* START *

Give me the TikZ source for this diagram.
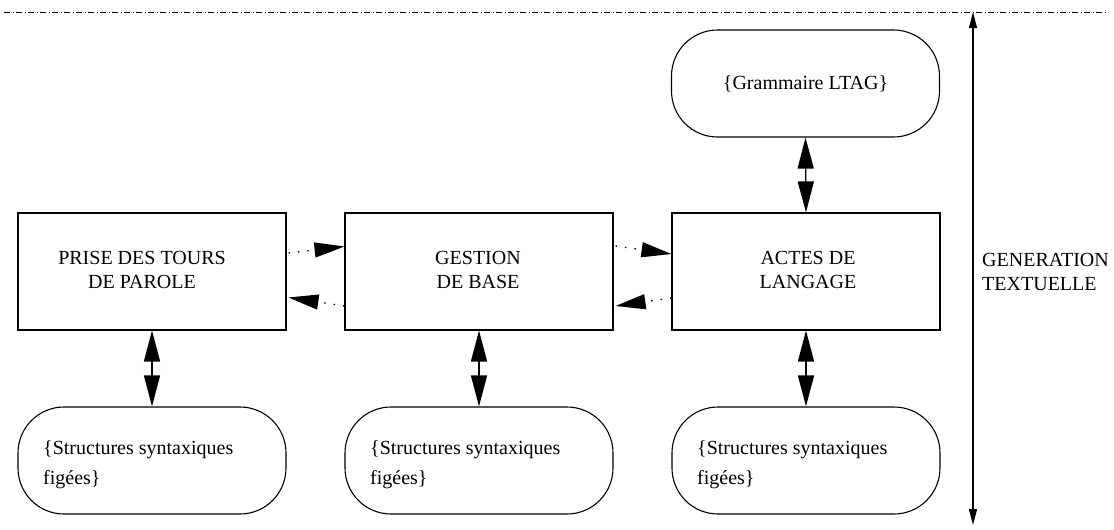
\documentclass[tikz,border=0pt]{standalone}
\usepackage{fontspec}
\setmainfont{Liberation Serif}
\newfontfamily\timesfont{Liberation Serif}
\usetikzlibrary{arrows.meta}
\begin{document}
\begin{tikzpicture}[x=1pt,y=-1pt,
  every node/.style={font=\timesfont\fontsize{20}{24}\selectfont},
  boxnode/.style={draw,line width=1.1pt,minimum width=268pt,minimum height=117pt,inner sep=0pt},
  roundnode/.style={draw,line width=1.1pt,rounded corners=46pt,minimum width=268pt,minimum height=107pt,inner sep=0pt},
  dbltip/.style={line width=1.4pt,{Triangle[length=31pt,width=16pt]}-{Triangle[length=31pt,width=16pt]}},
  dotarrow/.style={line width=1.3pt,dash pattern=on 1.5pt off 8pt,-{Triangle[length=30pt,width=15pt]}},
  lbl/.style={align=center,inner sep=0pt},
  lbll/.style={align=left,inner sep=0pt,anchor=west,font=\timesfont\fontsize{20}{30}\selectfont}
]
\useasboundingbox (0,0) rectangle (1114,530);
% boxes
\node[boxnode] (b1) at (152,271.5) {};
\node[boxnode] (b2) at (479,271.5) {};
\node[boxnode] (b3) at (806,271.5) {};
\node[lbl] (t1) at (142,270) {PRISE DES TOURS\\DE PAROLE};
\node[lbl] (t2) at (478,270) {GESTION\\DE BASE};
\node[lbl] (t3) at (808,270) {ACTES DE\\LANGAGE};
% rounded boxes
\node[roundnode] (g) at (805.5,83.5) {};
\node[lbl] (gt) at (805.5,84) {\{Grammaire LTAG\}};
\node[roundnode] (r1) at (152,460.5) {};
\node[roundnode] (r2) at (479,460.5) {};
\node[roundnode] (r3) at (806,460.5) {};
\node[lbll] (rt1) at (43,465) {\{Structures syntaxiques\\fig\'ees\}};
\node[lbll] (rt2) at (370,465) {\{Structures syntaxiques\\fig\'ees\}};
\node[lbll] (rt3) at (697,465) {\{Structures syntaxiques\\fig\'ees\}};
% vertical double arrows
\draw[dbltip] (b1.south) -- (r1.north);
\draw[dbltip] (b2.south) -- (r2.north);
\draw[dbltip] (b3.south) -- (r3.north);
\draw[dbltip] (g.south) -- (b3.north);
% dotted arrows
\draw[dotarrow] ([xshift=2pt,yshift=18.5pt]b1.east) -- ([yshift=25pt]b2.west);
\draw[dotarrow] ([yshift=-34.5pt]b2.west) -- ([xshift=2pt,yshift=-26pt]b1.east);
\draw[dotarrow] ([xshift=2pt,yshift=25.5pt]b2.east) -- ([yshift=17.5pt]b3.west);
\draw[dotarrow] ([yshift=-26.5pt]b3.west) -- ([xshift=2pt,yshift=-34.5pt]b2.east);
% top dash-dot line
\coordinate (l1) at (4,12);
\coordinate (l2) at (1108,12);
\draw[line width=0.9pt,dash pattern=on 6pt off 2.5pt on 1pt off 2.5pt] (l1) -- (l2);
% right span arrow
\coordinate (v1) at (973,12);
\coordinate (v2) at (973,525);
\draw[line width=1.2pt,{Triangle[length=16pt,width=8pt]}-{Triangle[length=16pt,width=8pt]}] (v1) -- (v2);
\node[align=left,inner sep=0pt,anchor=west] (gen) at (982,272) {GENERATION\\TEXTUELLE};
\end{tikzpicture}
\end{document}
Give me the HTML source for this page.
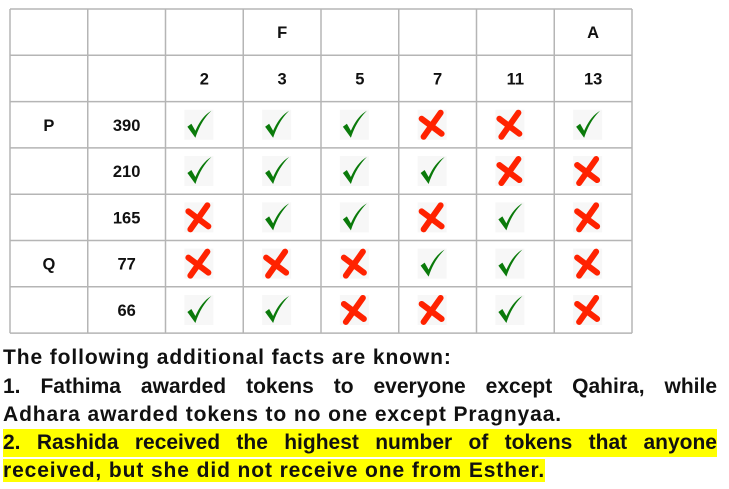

* END *

__SET EXERCISE__
Without including any pictures, reproduce the listing exactly.

__SOLUTION FOR THIS PROBLEM__
Give me the TikZ source for this diagram.
\documentclass[tikz,border=0pt]{standalone}
\usepackage{fontspec}
\setmainfont{Liberation Serif}
\newfontfamily\timesfont{Liberation Serif}
\usetikzlibrary{arrows.meta}
\begin{document}
\begin{tikzpicture}[x=1pt,y=-1pt,
  every node/.style={font=\timesfont\fontsize{20}{24}\selectfont},
  boxnode/.style={draw,line width=1.1pt,minimum width=268pt,minimum height=117pt,inner sep=0pt},
  roundnode/.style={draw,line width=1.1pt,rounded corners=46pt,minimum width=268pt,minimum height=107pt,inner sep=0pt},
  dbltip/.style={line width=1.4pt,{Triangle[length=31pt,width=16pt]}-{Triangle[length=31pt,width=16pt]}},
  dotarrow/.style={line width=1.3pt,dash pattern=on 1.5pt off 8pt,-{Triangle[length=30pt,width=15pt]}},
  lbl/.style={align=center,inner sep=0pt},
  lbll/.style={align=left,inner sep=0pt,anchor=west,font=\timesfont\fontsize{20}{30}\selectfont}
]
\useasboundingbox (0,0) rectangle (1114,530);
% boxes
\node[boxnode] (b1) at (152,271.5) {};
\node[boxnode] (b2) at (479,271.5) {};
\node[boxnode] (b3) at (806,271.5) {};
\node[lbl] (t1) at (142,270) {PRISE DES TOURS\\DE PAROLE};
\node[lbl] (t2) at (478,270) {GESTION\\DE BASE};
\node[lbl] (t3) at (808,270) {ACTES DE\\LANGAGE};
% rounded boxes
\node[roundnode] (g) at (805.5,83.5) {};
\node[lbl] (gt) at (805.5,84) {\{Grammaire LTAG\}};
\node[roundnode] (r1) at (152,460.5) {};
\node[roundnode] (r2) at (479,460.5) {};
\node[roundnode] (r3) at (806,460.5) {};
\node[lbll] (rt1) at (43,465) {\{Structures syntaxiques\\fig\'ees\}};
\node[lbll] (rt2) at (370,465) {\{Structures syntaxiques\\fig\'ees\}};
\node[lbll] (rt3) at (697,465) {\{Structures syntaxiques\\fig\'ees\}};
% vertical double arrows
\draw[dbltip] (b1.south) -- (r1.north);
\draw[dbltip] (b2.south) -- (r2.north);
\draw[dbltip] (b3.south) -- (r3.north);
\draw[dbltip] (g.south) -- (b3.north);
% dotted arrows
\draw[dotarrow] ([xshift=2pt,yshift=18.5pt]b1.east) -- ([yshift=25pt]b2.west);
\draw[dotarrow] ([yshift=-34.5pt]b2.west) -- ([xshift=2pt,yshift=-26pt]b1.east);
\draw[dotarrow] ([xshift=2pt,yshift=25.5pt]b2.east) -- ([yshift=17.5pt]b3.west);
\draw[dotarrow] ([yshift=-26.5pt]b3.west) -- ([xshift=2pt,yshift=-34.5pt]b2.east);
% top dash-dot line
\coordinate (l1) at (4,12);
\coordinate (l2) at (1108,12);
\draw[line width=0.9pt,dash pattern=on 6pt off 2.5pt on 1pt off 2.5pt] (l1) -- (l2);
% right span arrow
\coordinate (v1) at (973,12);
\coordinate (v2) at (973,525);
\draw[line width=1.2pt,{Triangle[length=16pt,width=8pt]}-{Triangle[length=16pt,width=8pt]}] (v1) -- (v2);
\node[align=left,inner sep=0pt,anchor=west] (gen) at (982,272) {GENERATION\\TEXTUELLE};
\end{tikzpicture}
\end{document}
Give me the HTML source for this page.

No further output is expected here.